Monday 22 October 2018

Making Marks; the creative urge lives on

I went to Sydney. To see my daughter share her words on stage at the NSW Poetry Slam, part of the Performing Writers' Festival. I watched and listened as finalists from all our Australian states and territories pierced the air with words sharper than swords, straight to the heart like the hunter's arrow. Words shouting "Here I am!" "This is me!" "This is my experience!" "This is our future!" "This is our now!" Marvelous words tumbled from the deepest recesses of our thinkers' hearts. 

Thank God for our thinkers and our poets. Thank God for our writers. Writers create not just prose; they create more thinkers. This is the miracle, perhaps the miracle that drives us to record our thoughts. Our images, whether word pictures or snaps taken with our phones, share thoughts and ideas. Why, we might ask, does that picture exist? What does it mean to me? For me? Oh, lovers of words and of images, purveyors of truth, what richness and depth you add to life.



I went to Sydney. Before my daughter arrived, I fell in love with the State Library. Oh, the magic of that place had me in its spell as soon as I stepped through the great doors. Or perhaps it grabbed me sooner, wafting tentacles of delight sent forth into the Botanical Gardens to catch my heart and reel me in. A storm loomed large, lightning split the sky and booming thunder warned of its swift approach. The Library promised refuge. It was not hard to be tempted. What wonders I found inside. A mere hour before the galleries would close, the doormen cautioned me. That's fine I said, I can come back tomorrow if I want to. I lost myself many times over as I sauntered the roomy corridors and read a word here, a passage there. Gazing upon the gilt framed oils, I had to take some photos to share. Further on I listened to the narratives of Aboriginal elders and saw memorabilia from their lives; anchored in a great history, through a time of great loss and mourning, thriving in the modern world.
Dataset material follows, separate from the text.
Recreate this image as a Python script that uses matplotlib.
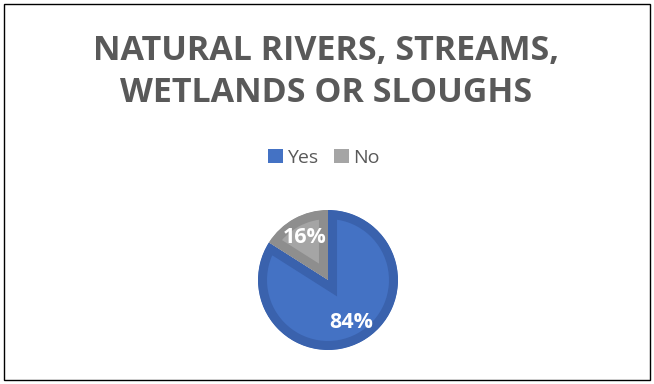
import matplotlib
matplotlib.use('Agg')
import matplotlib.pyplot as plt
from matplotlib.patches import Rectangle

labels = ['Yes', 'No']
values = [84, 16]
fills = ['#4472C4', '#A5A5A5']
edges = ['#3A62AD', '#8E8E8E']
title = 'NATURAL RIVERS, STREAMS,\nWETLANDS OR SLOUGHS'

plt.rcParams['font.family'] = ['Open Sans', 'DejaVu Sans']

W, H = 654, 384
fig = plt.figure(figsize=(W/100, H/100), dpi=100)
fig.patch.set_facecolor('white')

# outer frame
fig.add_artist(Rectangle((4/W, 4/H), 646/W, 376/H, transform=fig.transFigure,
                         fill=False, edgecolor='#000000', linewidth=1))

fig.text(326/W, 1 - 72/H, title, ha='center', va='center', fontsize=24.5,
         fontweight='bold', color='#595959', linespacing=1.27)

# pie axes: centre (328,280), radius 70 px
cx, cy, r = 328, 280, 70
ax = fig.add_axes([(cx - r)/W, (H - cy - r)/H, 2*r/W, 2*r/H])
wedges, texts, autotexts = ax.pie(values, colors=fills, startangle=90,
                                  counterclock=False, autopct='%1.0f%%',
                                  pctdistance=0.69, radius=1,
                                  textprops=dict(color='white', fontsize=15.5,
                                                 fontweight='bold'))
for w, ec in zip(wedges, edges):
    w.set_edgecolor(ec)
    w.set_linewidth(13)
    w.set_clip_path(w)
    w.set_clip_on(True)
ax.set_xlim(-1, 1)
ax.set_ylim(-1, 1)
ax.set_aspect('equal')

leg = fig.legend(wedges, labels, loc='center', bbox_to_anchor=(324/W, 1 - 158/H),
                 ncol=2, frameon=False, fontsize=14, handlelength=0.75,
                 handleheight=0.75, handletextpad=0.25, columnspacing=0.8,
                 labelcolor='#595959')
for h, c in zip(leg.legend_handles, fills):
    h.set_facecolor(c)
    h.set_edgecolor(c)
    h.set_linewidth(0)

plt.savefig('out.png', dpi=100)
This image taken from a booklet in the library 'Sydney Elders Continuing Aboriginal Stories'


Later I wandered through to a second exhibition, one of diaries and poems and glass-plate photographs. As I read some notes written painstakingly by men in the trenches during wartime, it occurred to me that we just can't help ourselves. We have to make marks. We have to make our marks. Our mark. Leave a legacy. Share our story. Share our horror and our humour. Share our thoughts. We have to make images. We have to create. We do it for others but I wonder if in the end we really do it for ourselves because we have to. We just can't help it. The creative urge? The insistent need to prove that we have in fact existed? Invisibly connecting ourselves to others as we imagine our marks being read or our images observed and pored over - is that what drives us? Perhaps it is just for the doing. I don't know. But it became clear to me that day that through the ages there has been that drive to make marks.





It's easy to see that it's nothing new. Hieroglyphs in Egypt, scrolls in the Middle East and rock art here in Australia and in other parts of the world left by ancient people millennia ago are evidence that this urge is part of the human condition. We need to communicate. One with another. The hardest part of it all is to slow down enough to really look and listen. 

I went to Sydney. I entertained some memories of times past. Mine and those of others. I saw new things and opened parts of my heart that hadn't seen daylight for a while. I'm glad I went to Sydney. It was just what I needed and I think it's left its mark on me.